Julian Bell’s resting place preserved

From the IBMT e-Newsletter: 

Madrid suspends plans to build over mass grave site

An international outcry has forced the Madrid city authorities to freeze plans to build a large rubbish depot on top of the unmarked graves of British and other international volunteers who fought against Franco in the Spanish Civil War.

Among those believed to be buried there is the poet Julian Bell, a nephew of Virginia Woolf and member of the Bloomsbury Group. Bell’s death came while driving an ambulance on 17 July 1937 during fighting around Brunete, west of Madrid.

Madrid council’s decision came after protests from the IBMT and memorial groups in France, Germany, Italy, Poland, Serbia and the US. These were coordinated by the Madrid-based AABI Friends of the International Brigades.

The IBMT has now been told by the Madrid city council, run by Spain’s right-wing Popular Party, that an archaeological survey of the site will take place before any work begins. As required under Spain’s Law of Democratic Memory, the aim will be to confirm whether it is a mass grave of victims of the civil war.

IBMT Chair Jim Jump welcomed the council’s positive response, noting that the remains of more than 500 British and Irish volunteers are scattered in unmarked and mass graves across Spain.

He added: ‘It is important for their dignity and to respect the cause of anti-fascism and democracy which took them to Spain that their resting places are identified and preserved.’

Return of British Battalion of International Brigade to Newhaven – 85th anniversary (7/12/1938-7/12/2023)

Members of the Sussex International Brigaders Remembered Group gathered at Newhaven Harbour Station to commemorate the 85th Anniversary of the British Battalion’s return from the Spanish Civil War.

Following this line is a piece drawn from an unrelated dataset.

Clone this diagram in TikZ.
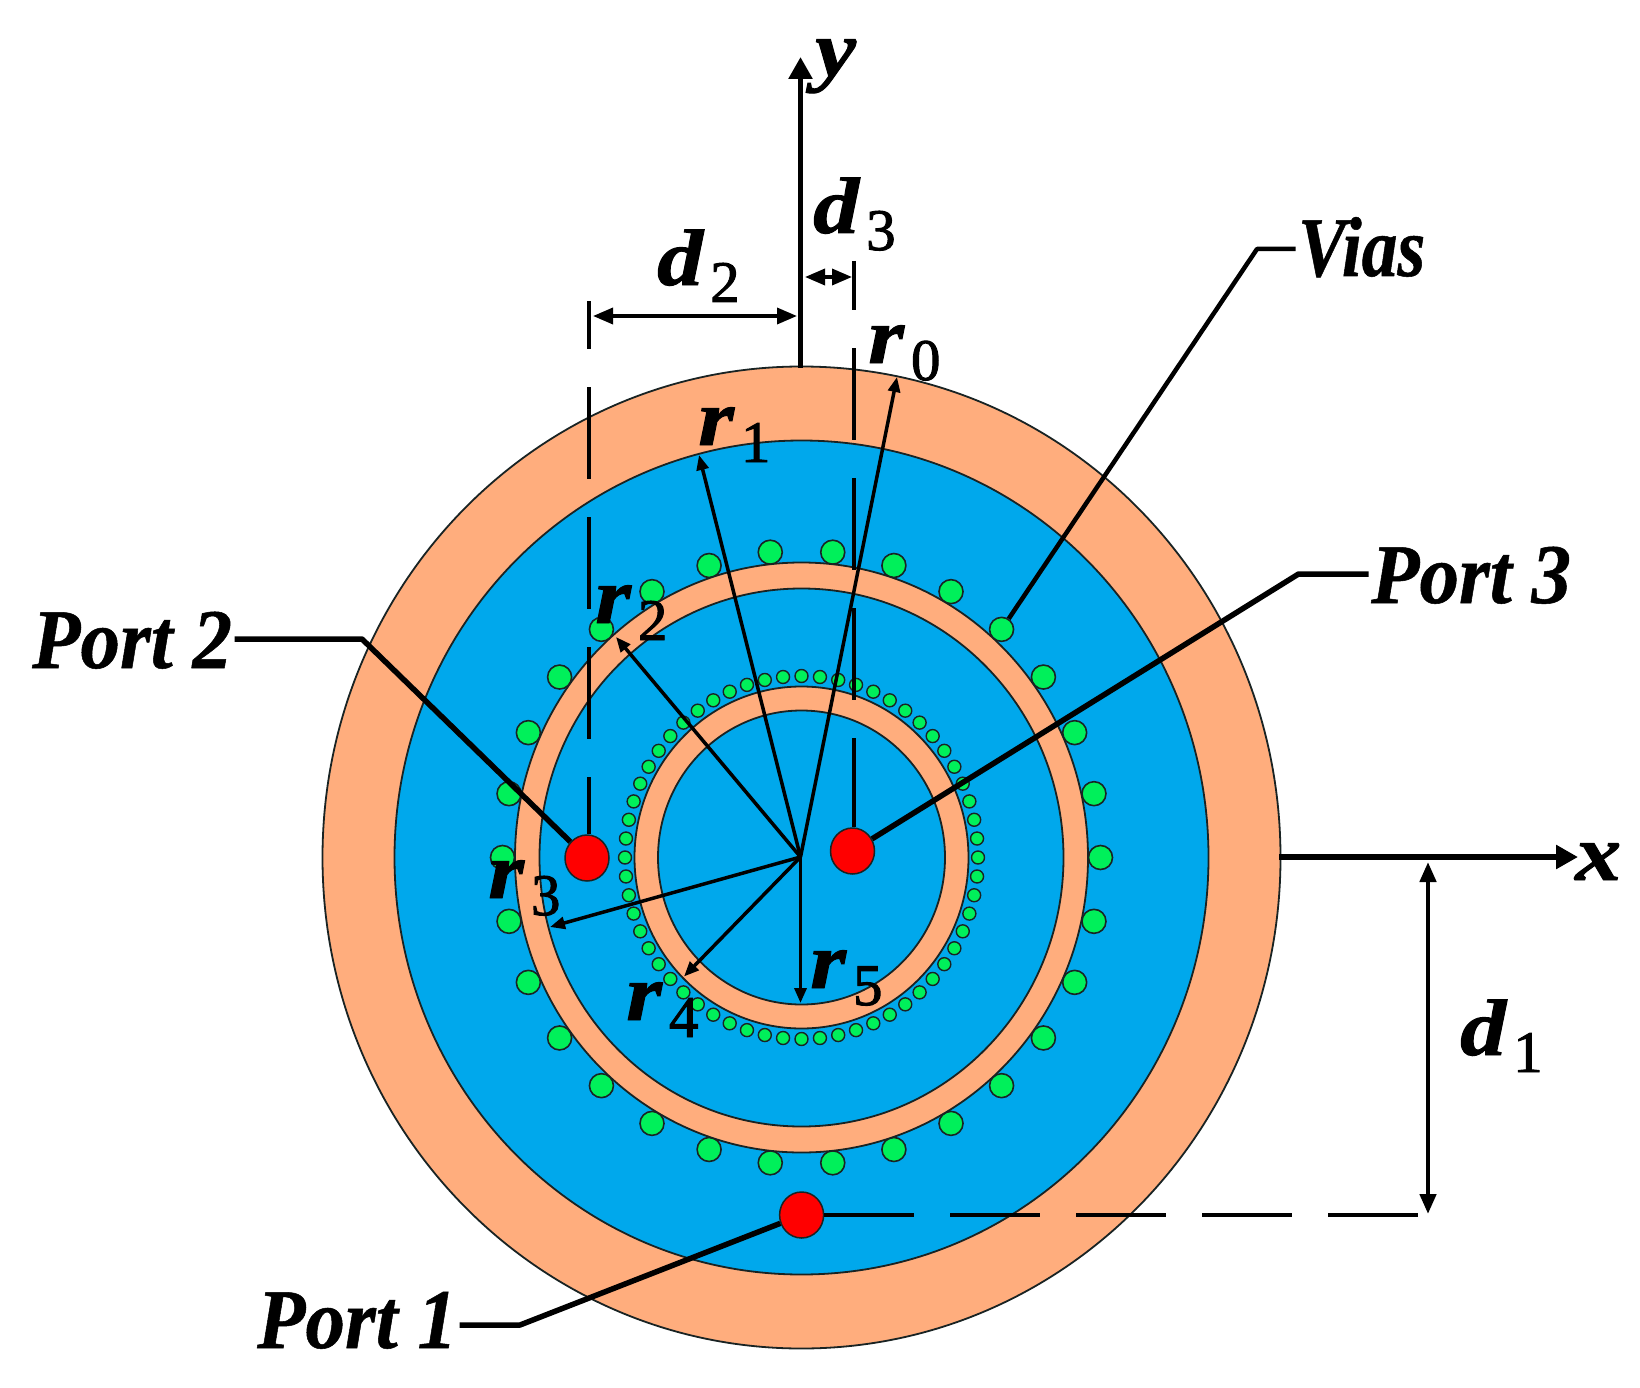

The International Brigades were men and women from over fifty nations who fought in the Spanish Civil War (1936-1939), defending the elected Republican Government against General Franco’s rebels and his military backers Hitler and Mussolini. Two thousand five hundred men and women from Britain and Ireland volunteered to go to Spain, where over five hundred died fighting fascism.
Addressing the departing International Brigades in Barcelona, Republican Leader Dolores Ibarruri told the departing men and women, “You can go proudly. You are history. You are legend”.
The returning British Battalion sailed from Dieppe arriving at Newhaven in the late afternoon, before boarding a train to London at the Harbour Station. An enthusiastic crowd of over twenty thousand were at Victoria Station to welcome them home.

Pauline Fraser, daughter of International Brigade Volunteer Harry Fraser, laid flowers on the station platform, saying,

Group Treasurer, Mike Anderson, spoke about the example set by the International Brigaders. “As well as commemorating an important historical event, we are here because of the example set by these brave men and women. They continue to inspire us in our struggle against fascism and the far right.”